Candy, unfortunately, does not make me sick. I was very happy to have more kids than expected this year, so they cleared me out. Even if I bought chips as a lesser of evils.
One of my biggest surprises is sugar - since I cut out the grains and almost all sugar, I feel really ill if I eat too much. BAD headache. Nausea. Small amounts, like in a bit of dark chocolate, are okay. I must get some massive insulin thing going on. I wonder if anyone else has this?
It's been a crazy week. I spent the first half in Providence, RI at a trade show. Food was okay because generally at trade shows I don't eat breakfast or lunch and just eat dinner. Both nights there we went for seafood, which is pretty primal. Maybe not the beer so much, but I was well behaved.
I'm home now and things are once again peaceful. My back and neck are both better (don't know what happened there except maybe the snow shoveling).
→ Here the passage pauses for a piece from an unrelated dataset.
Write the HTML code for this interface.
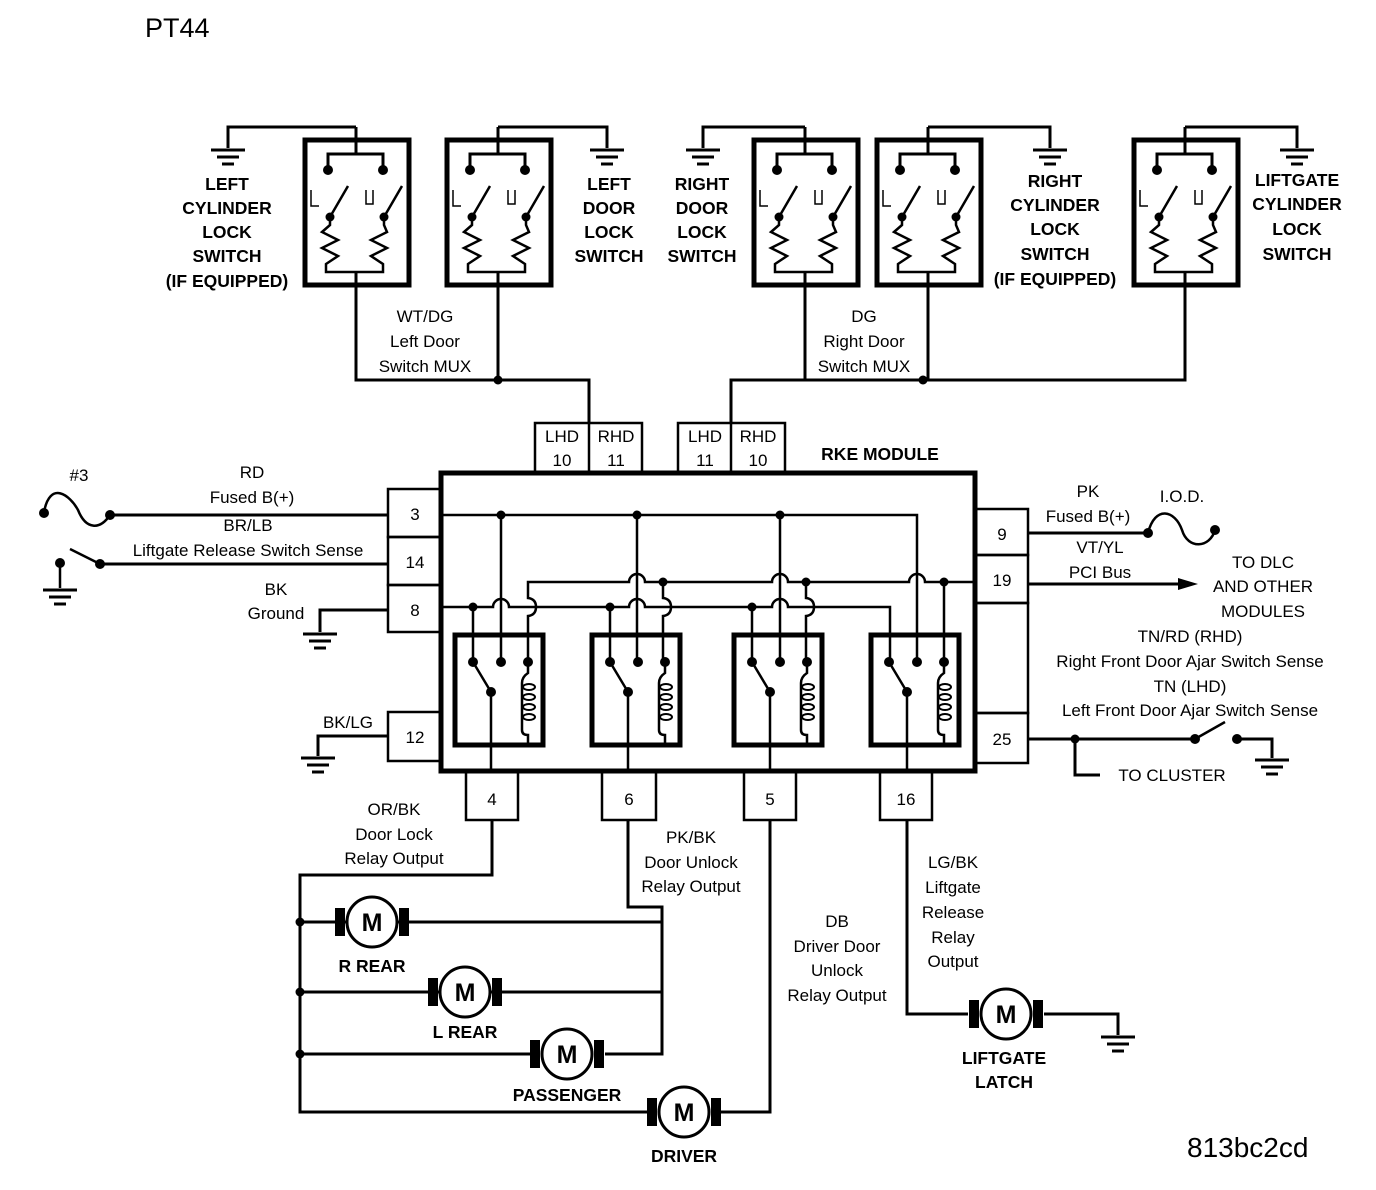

So I'm being good and primal so that I don't gain any weight over the holiday weekend. I think that after Thanksgiving I'll make a concerted effort to drop some weight before Christmas. But I've been pretty successful at staying in the range of 236 - 240.
Sounds like you're doing well. I find it's easier to get my resolve together again after a period of holding the line. And during major festivities, holding the line is a major victory.
Yeah, it's been a couple of weeks of not so careful eating. I don't want to go into the holiday season that way. If I am focused on my diet I think it will be easier for me to avoid the mindless holiday eating that forces a desperate resolution on January 1.
Some weeks ago I talked about making Pemmican. I just received my order from my meat supplier including round roasts for jerky and beef fat for rendering for making Pemmican. I asked for some marrow bones also and she sent along a nice bagful. So I am looking forward to making it!
I am also looking forward to the weekend!
We will need a report on that. I've never gotten that ambitious, maybe because I've practically never eaten jerky.
Sounds like fun! What does SWMBO think of the jerky-making?
Well, SWMBO cannot stand the sight or idea of raw meat. So I typically plan my jerky-ing for when she's not at home. In truth, she would be very happy being a vegetarian if left to her own preferences. But she will dutifully eat what I cook, because she doesn't cook at all.
So she has very little interest in the Pemmican project.